Смехов попробовал говорить о гарантиях, о надежных заменах во всех спектаклях, но эти аргументы оказались уже излишними. Взяли Высоцкого обратно в артисты, правда на договор, с зарплатой, урезанной до ста целковых в месяц.

Вроде установился хрупкий мир на Таганке, но объявился новый, внешний агрессор. С трибуны съезда композиторов Кабалевский обрушился на «Песню о друге», обвиняя радиовещание в распространении низкопробной продукции. Про Кабалевского говорят, что он бездарь и гнусь, вершина его творчества – песенка «То березка, то рябина», которой детишек на уроках пения терзают. Но месяц тому назад и Соловьев-Седой неодобрительно о Высоцком отзывался, все в той же любимой газете «Советская Россия». Этот-то мелодист, сочинивший «Споемте, друзья…», «В путь, в путь, в путь…», наконец – «Подмосковные вечера». Говорят, правда, он мужик без тормозов. Вышел однажды на сцену под мухой и со словами: «Сейчас я вас всех обо…» – действительно расстегнул ширинку… Но все это разговорчики, ничего не проясняющие. И пьяницы и трезвенники, и бездари и таланты одинаково могут оказаться подонками.

Да, уже и композиторы за Высоцкого взялись. Кто-то говорит: зависть. Но неужели они боятся, что по «Маяку» вместо «Подмосковных вечеров» будут каждые полчаса отбивать «Если друг оказался вдруг…»? Кстати, это было бы совсем неплохо… А, ладно, встретим Марину, потом Новый год, а там, глядишь, пойдет все по-новому…

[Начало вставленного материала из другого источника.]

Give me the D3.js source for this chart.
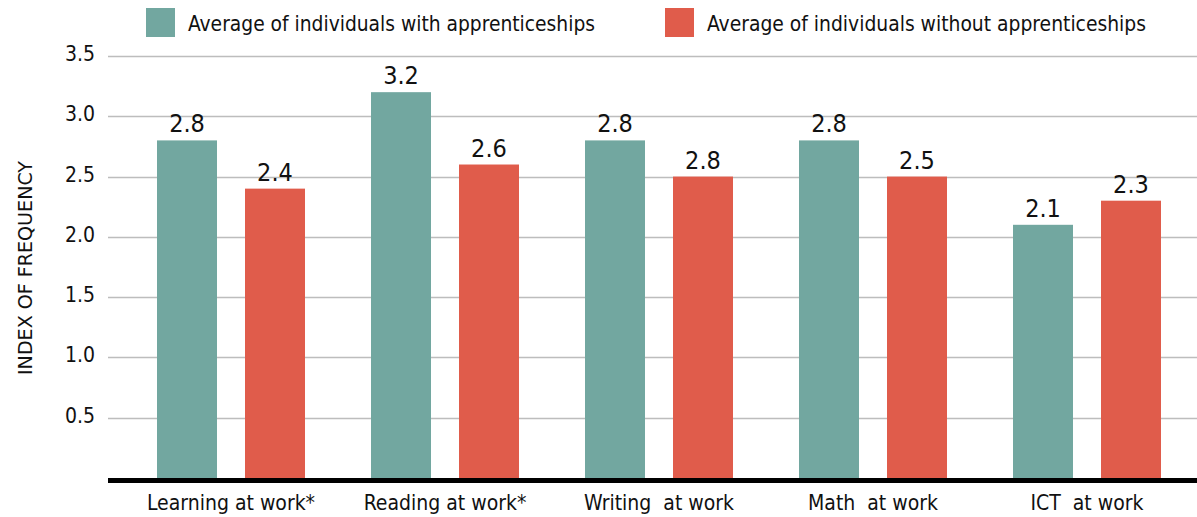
<!DOCTYPE html>
<html>
<head>
<meta charset="utf-8">
<script src="https://cdn.jsdelivr.net/npm/d3@7"></script>
<style>
  body { margin: 0; background: #fff; }
  svg { display: block; font-family: "Liberation Sans Narrow", "DejaVu Sans Condensed", "Roboto", sans-serif; }
</style>
</head>
<body>
<div id="chart"></div>
<script>
// chart data
var categories = ['Learning at work*', 'Reading at work*', 'Writing  at work', 'Math  at work', 'ICT  at work'];
var seriesNames = ['Average of individuals with apprenticeships', 'Average of individuals without apprenticeships'];
var withApprenticeship = [2.8, 3.2, 2.8, 2.8, 2.1];
var withoutApprenticeship = [2.4, 2.6, 2.5, 2.5, 2.3];
// printed labels (as shown in the original, one differs from the bar height)
var withLabels = ['2.8', '3.2', '2.8', '2.8', '2.1'];
var withoutLabels = ['2.4', '2.6', '2.8', '2.5', '2.3'];
var yTicks = [0.5, 1.0, 1.5, 2.0, 2.5, 3.0, 3.5];

var _width = 1197, _height = 517,
    _colors = ['#72a7a0', '#e05c4b'];

var svg = d3.select('#chart').append('svg')
    .attr('width', _width)
    .attr('height', _height);

var rows = categories.map(function(c, i) {
  return {
    category: c,
    bars: [
      { series: 0, value: withApprenticeship[i], label: withLabels[i] },
      { series: 1, value: withoutApprenticeship[i], label: withoutLabels[i] }
    ]
  };
});

var y = d3.scaleLinear().domain([0, 3.5]).range([478, 56]);

var x0 = d3.scaleBand()
    .domain(categories)
    .range([124, 1194]);

var x1 = d3.scaleBand()
    .domain([0, 1])
    .range([-74, 74])
    .paddingInner(28 / 88);

// grid lines
svg.append('g')
    .attr('class', 'grid')
  .selectAll('line')
  .data(yTicks)
  .enter().append('line')
    .attr('x1', 108)
    .attr('x2', _width)
    .attr('y1', function(d) { return Math.round(y(d)) + 0.5; })
    .attr('y2', function(d) { return Math.round(y(d)) + 0.5; })
    .attr('stroke', '#bdbdbd')
    .attr('stroke-width', 1.5);

// y tick labels
svg.append('g')
  .selectAll('text')
  .data(yTicks)
  .enter().append('text')
    .attr('x', 95)
    .attr('y', function(d) { return y(d) + 5; })
    .attr('text-anchor', 'end')
    .attr('font-size', 21)
    .attr('fill', '#111')
    .text(function(d) { return d3.format('.1f')(d); });

// y axis title
svg.append('text')
    .attr('transform', 'translate(32,268) rotate(-90)')
    .attr('text-anchor', 'middle')
    .attr('font-size', 20)
    .attr('textLength', 214)
    .attr('lengthAdjust', 'spacingAndGlyphs')
    .attr('fill', '#111')
    .text('INDEX OF FREQUENCY');

// bars
var groups = svg.append('g')
    .attr('class', 'bars')
  .selectAll('g')
  .data(rows)
  .enter().append('g')
    .attr('transform', function(d) {
      return 'translate(' + (x0(d.category) + x0.bandwidth() / 2) + ',0)';
    });

groups.selectAll('rect')
  .data(function(d) { return d.bars; })
  .enter().append('rect')
    .attr('x', function(d) { return x1(d.series); })
    .attr('width', x1.bandwidth())
    .attr('y', function(d) { return y(d.value); })
    .attr('height', function(d) { return y(0) - y(d.value); })
    .attr('fill', function(d) { return _colors[d.series]; });

groups.selectAll('text.value')
  .data(function(d) { return d.bars; })
  .enter().append('text')
    .attr('class', 'value')
    .attr('x', function(d) { return x1(d.series) + x1.bandwidth() / 2; })
    .attr('y', function(d) { return y(d.value) - 8; })
    .attr('text-anchor', 'middle')
    .attr('font-size', 25)
    .attr('fill', '#111')
    .text(function(d) { return d.label; });

// baseline
svg.append('line')
    .attr('x1', 108)
    .attr('x2', _width)
    .attr('y1', y(0) + 2.5)
    .attr('y2', y(0) + 2.5)
    .attr('stroke', '#000')
    .attr('stroke-width', 5);

// category labels
svg.append('g')
  .selectAll('text')
  .data(categories)
  .enter().append('text')
    .attr('x', function(d) { return x0(d) + x0.bandwidth() / 2; })
    .attr('y', 510)
    .attr('text-anchor', 'middle')
    .attr('font-size', 21)
    .attr('fill', '#111')
    .style('white-space', 'pre')
    .text(function(d) { return d; });

// legend
var legendX = [146, 665],
    legendTextWidth = [407, 439];
var legend = svg.append('g')
    .attr('class', 'legend')
  .selectAll('g')
  .data(seriesNames)
  .enter().append('g')
    .attr('transform', function(d, i) { return 'translate(' + legendX[i] + ',8)'; });

legend.append('rect')
    .attr('width', 29)
    .attr('height', 29)
    .attr('fill', function(d, i) { return _colors[i]; });

legend.append('text')
    .attr('x', 42)
    .attr('y', 23)
    .attr('font-size', 22)
    .attr('textLength', function(d, i) { return legendTextWidth[i]; })
    .attr('lengthAdjust', 'spacingAndGlyphs')
    .attr('fill', '#111')
    .text(function(d) { return d; });
</script>
</body>
</html>
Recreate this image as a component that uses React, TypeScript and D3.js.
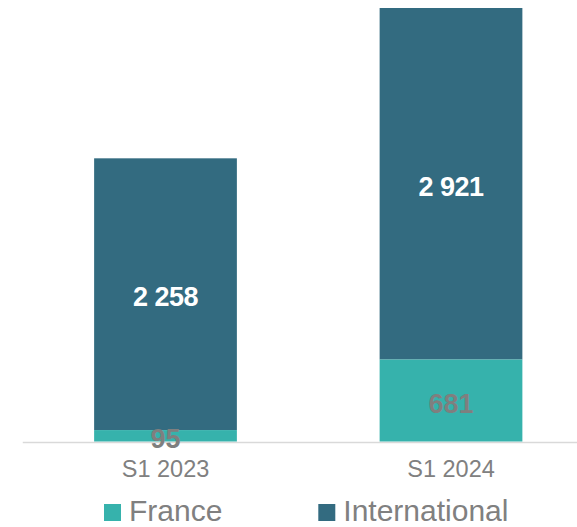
import React from "react";
import * as d3 from "d3";

const categories = ["S1 2023", "S1 2024"];
const france = [95, 681];
const international = [2258, 2921];
const labelsFrance = ["95", "681"];
const labelsInternational = ["2 258", "2 921"];
const seriesNames = ["France", "International"];
const colors = ["#36b2ac", "#336b80"];

export default function App() {
  const W = 577, H = 527;
  const baseline = 441.5;
  const x = d3.scaleBand<string>().domain(categories).range([22.75, 593.75]).paddingInner(0.5).paddingOuter(0.25);
  const y = d3.scaleLinear().domain([0, 3602]).range([baseline, 8]);
  const font = "'Liberation Sans', Arial, sans-serif";
  return (
    <svg width={W} height={H} style={{ position: "absolute", left: 0, top: 0 }} fontFamily={font}>
      <line x1={22.75} x2={593.75} y1={442.5} y2={442.5} stroke="#d9d9d9" strokeWidth={1.5} />
      {categories.map((c, i) => {
        const x0 = x(c)!;
        const bw = x.bandwidth();
        const f = france[i], it = international[i];
        const fTop = y(f), iTop = y(f + it);
        const cx = x0 + bw / 2;
        return (
          <g key={c}>
            <rect x={x0} y={iTop} width={bw} height={fTop - iTop} fill={colors[1]} />
            <rect x={x0} y={fTop} width={bw} height={baseline - fTop} fill={colors[0]} />
            <text x={cx} y={(iTop + fTop) / 2 + 12} textAnchor="middle" fontSize={27} fontWeight="bold" fill="#ffffff" letterSpacing={-0.5}>{labelsInternational[i]}</text>
            <text x={cx} y={(fTop + baseline) / 2 + 12} textAnchor="middle" fontSize={27} fontWeight="bold" fill="#7f7f7f">{labelsFrance[i]}</text>
            <text x={cx} y={476.7} textAnchor="middle" fontSize={23.5} fill="#808080">{c}</text>
          </g>
        );
      })}
      {seriesNames.map((s, i) => {
        const lx = i === 0 ? 104 : 318.3;
        return (
          <g key={s}>
            <rect x={lx} y={504} width={17} height={17} fill={colors[i]} />
            <text x={lx + 25} y={521} fontSize={30} fill="#808080">{s}</text>
          </g>
        );
      })}
    </svg>
  );
}
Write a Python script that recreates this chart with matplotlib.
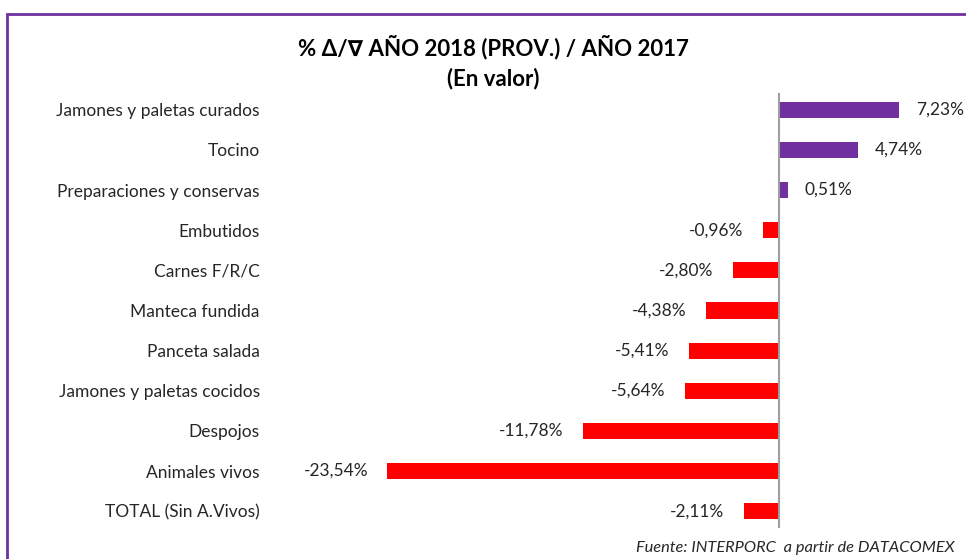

На Беговой случается бывать не часто. Люсе его видеть тяжело, а дети без него уже растут как чужие. Навестил Аркашу, когда тот заболел свинкой, играли вместе в оловянных солдатиков. Разделили их на две армии, и мальчик все никак не мог решить, какой половине отдать предпочтение. Встреча отпечаталась в песне, не совсем детской, но что-то вроде того:

Нервничает полководец маленький,
Непосильной ношей отягчен,
Вышедший в громадные начальники
Шестилетний мой Наполеон.

Песни все больше начинают жить своей самостоятельной жизнью, отрываясь от автора. Ему невмоготу, а они все веселей и замысловатее складываются. Золотухин как-то рассказал про своего папашу, который в первый раз приехал в Москву из Сибири и отправился за покупками. В душном, набитом людьми ГУМе ему не понравилось, так он сунулся в «Березку». Народу мало, товаров много, он уже тележку взял, а охранник на входе у него спрашивает: «Гражданин, у вас какая валюта?» Прямо как у Булгакова в «Мастере и Маргарите», когда Коровьев с Бегемотом в Торгсин заваливаются.